As difficult as it has been to not see her parents or grandchildren for months, Lake Martin Community Hospital nurse practitioner Kim Robertson-Heidepriem remains strict on social distancing keeping her family’s safety at the forefront.
Robertson-Heidepriem has worked in the emergency department at the hospital for the last 10 years and treats COVID-19 patients on a regular basis.
“At first it was very frightening but I think we’ve gotten a better understanding of it now,” Robertson-Heidepriem said. “I think we feel a little more prepared in handling these patients.”
In the ER, patients are screened upon entering and those exhibiting any sign of the coronavirus are tested.
“The screening exam helps determine those that need to be tested,” Robertson-Heidepriem said. “Every day we are having four or five come through the ER we feel are possible cases.”
Once patients are admitted they are moved to the main hospital floor and Robertson assists with rounding on them daily as well.
“We are cognizant that everyone could be a COVID patient so we are more cautious and more careful,” Robertson-Heidepriem said. “This also helps prepare us at home. We’re very strict on social distancing. I haven’t seen my parents since Dec. 1 because of the flu and then it transitioned into COVID. When you have parents at risk, you just talk to them by phone and it’s the same with my grandchildren.”
Even when her grandchildren come to her home to play in the pool and lake, Robertson-Heidepriem waves to them from afar and gives air hugs.
“That’s been the hardest part — not being able to love on your family and see your family,” she said. “But I’ll tell you, our hospital family is huge.”
Robertson-Heidepriem said the outpouring of support employees at Lake Martin Community Hospital provides one another helps fill that emotional void.
“We all know what we’re going through and sacrificing at home,” she said. “I think we’ve been there for each other — all the hospital staff from maintenance and housekeeping all the way to the top with administration.”
That supportive mentality extends at home too as Robertson-Heidepriem has felt so welcomed in Dadeville.
“I feel like there’s such a community spirit in Dadeville,” Robertson-Heidepriem said. “I feel proud to be here. People are really great.”
Robertson’s husband Phil Heidepriem is an ER physician at East Alabama Medical Center so they’re extra careful with both of them being at risk for added exposure. They also coordinate the same days off or else they would never see one another.

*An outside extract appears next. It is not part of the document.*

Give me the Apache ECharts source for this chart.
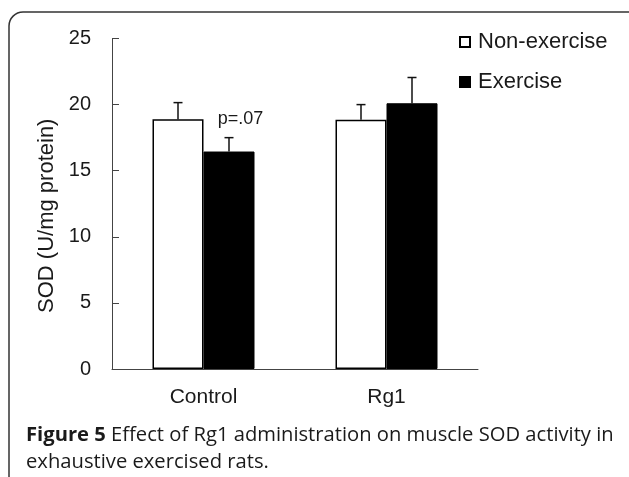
<!DOCTYPE html>
<html>
<head>
<meta charset="utf-8">
<script src="https://cdn.jsdelivr.net/npm/echarts@6/dist/echarts.min.js"></script>
<style>
  html, body { margin: 0; padding: 0; background: #fff; }
  #main { width: 629px; height: 477px; }
</style>
</head>
<body>
<div id="main"></div>
<script>
// data
var groups = ["Control", "Rg1"];
var nonExercise = [18.9, 18.85];
var nonExerciseErr = [1.25, 1.15];
var exercise = [16.45, 20.1];
var exerciseErr = [1.05, 1.95];
var yTicks = [0, 5, 10, 15, 20, 25];

var chart = echarts.init(document.getElementById("main"));
var barW = 51;

function errorSeries(name, vals, errs, side) {
  var data = [];
  for (var i = 0; i < vals.length; i++) data.push([i, vals[i], errs[i]]);
  return {
    type: "custom",
    name: name + " err",
    silent: true,
    z: 1,
    data: data,
    renderItem: function (params, api) {
      var base = api.coord([api.value(0), api.value(1)]);
      var top = api.coord([api.value(0), api.value(1) + api.value(2)]);
      var x = base[0] + side * barW / 2;
      var style = { stroke: "#111", lineWidth: 1.5 };
      return {
        type: "group",
        children: [
          { type: "line", shape: { x1: x, y1: base[1], x2: x, y2: top[1] }, style: style },
          { type: "line", shape: { x1: x - 4.5, y1: top[1], x2: x + 4.5, y2: top[1] }, style: style }
        ]
      };
    }
  };
}

var option = {
  animation: false,
  backgroundColor: "#fff",
  textStyle: { fontFamily: "Liberation Sans, Arial, sans-serif", color: "#1a1a1a" },
  grid: { left: 112, right: 151, top: 38.5, bottom: 108 },
  legend: {
    orient: "vertical",
    left: 459,
    top: 29,
    padding: 0,
    itemWidth: 10,
    itemHeight: 10,
    itemGap: 14,
    icon: "rect",
    data: ["Non-exercise", "Exercise"],
    textStyle: { fontSize: 22, color: "#1a1a1a", lineHeight: 26, padding: [0, 0, 0, 3] }
  },
  xAxis: {
    type: "category",
    data: groups,
    axisLine: { lineStyle: { color: "#444", width: 1 } },
    axisTick: { inside: true, length: 7, lineStyle: { color: "#444" } },
    axisLabel: { fontSize: 21, color: "#1a1a1a", margin: 18 }
  },
  yAxis: {
    type: "value",
    min: yTicks[0],
    max: yTicks[yTicks.length - 1],
    interval: 5,
    name: "SOD (U/mg protein)",
    nameLocation: "middle",
    nameGap: 53,
    nameRotate: 90,
    nameTextStyle: { fontSize: 22, color: "#1a1a1a", padding: [0, 24, 0, 0] },
    splitLine: { show: false },
    axisLine: { show: true, lineStyle: { color: "#444", width: 1 } },
    axisTick: { show: true, inside: true, length: 7, lineStyle: { color: "#444" } },
    axisLabel: { fontSize: 20, color: "#1a1a1a", margin: 21 }
  },
  series: [
    {
      name: "Non-exercise",
      type: "bar",
      data: nonExercise,
      barWidth: barW,
      barGap: "0%",
      z: 2,
      itemStyle: { color: "#fff", borderColor: "#000", borderWidth: 1.5 }
    },
    {
      name: "Exercise",
      type: "bar",
      data: exercise,
      barWidth: barW,
      barGap: "0%",
      z: 2,
      itemStyle: { color: "#000", borderColor: "#000", borderWidth: 1 }
    },
    errorSeries("Non-exercise", nonExercise, nonExerciseErr, -1),
    errorSeries("Exercise", exercise, exerciseErr, 1)
  ]
};
chart.setOption(option);

// annotation + caption + frame
var pPos = chart.convertToPixel({ gridIndex: 0 }, ["Control", 18.9]);
chart.setOption({
  graphic: [
    {
      type: "rect",
      shape: { x: 9, y: 12, width: 640, height: 500, r: 14 },
      style: { fill: null, stroke: "#333", lineWidth: 1.5 },
      silent: true
    },
    {
      type: "text",
      x: pPos[0] + 37,
      y: pPos[1],
      style: {
        text: "p=.07",
        fontSize: 18,
        fontFamily: "Liberation Sans, Arial, sans-serif",
        fill: "#1a1a1a",
        align: "center",
        verticalAlign: "middle"
      }
    },
    {
      type: "text",
      left: 26,
      top: 422,
      style: {
        text: "{b|Figure 5} Effect of Rg1 administration on muscle SOD activity in\nexhaustive exercised rats.",
        fontFamily: "Open Sans, sans-serif",
        fontSize: 20.2,
        lineHeight: 27,
        fill: "#1a1a1a",
        rich: {
          b: { fontFamily: "Open Sans, sans-serif", fontSize: 20.2, fontWeight: "bold", fill: "#1a1a1a", lineHeight: 27 }
        }
      }
    }
  ]
});
</script>
</body>
</html>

“Social distancing is really the key,” Robertson-Heidepriem said. “The masks may help but it’s staying away and good handwashing that’s key.”
Robertson-Heidepriem is impressed with how well some of the elderly patients are doing at the hospital while recovering from COVID-19.
“There are those few that have really difficult situations and those are harder,” she said. “But it’s amazing some of these older people are doing really well. It’s rewarding but a lot of work.”
Robertson-Heidepriem started as a nurse in 1980 and became a nurse practitioner with a PHD in 1995.
“I am well prepared for all these things but this has been work and you have to really pay attention,” she said. “We went though Ebola and thought that was a big deal and been through several flus but this has been different.”
The stress and exhaustion has hit Robertson-Heidepriem and her husband harder with this pandemic as well.
“We’re tired when we get home,” Robertson-Heidepriem said. “I don’t remember ever thinking, ‘I don’t know if I can get up today,’ until all this. We’re going to bed earlier.”
Overall Robertson-Heidepriem feels if everyone abides by the restrictions and recommendations for public interactions and is cognizant of the severity of this virus, things could get better more quickly.
“I would be super cautious about everyone jumping back into all the activities out there,” she said. “It needs to be a slow return to give us more time to get this virus out the way. If everyone would just follow the rules, we’ll get through this together.”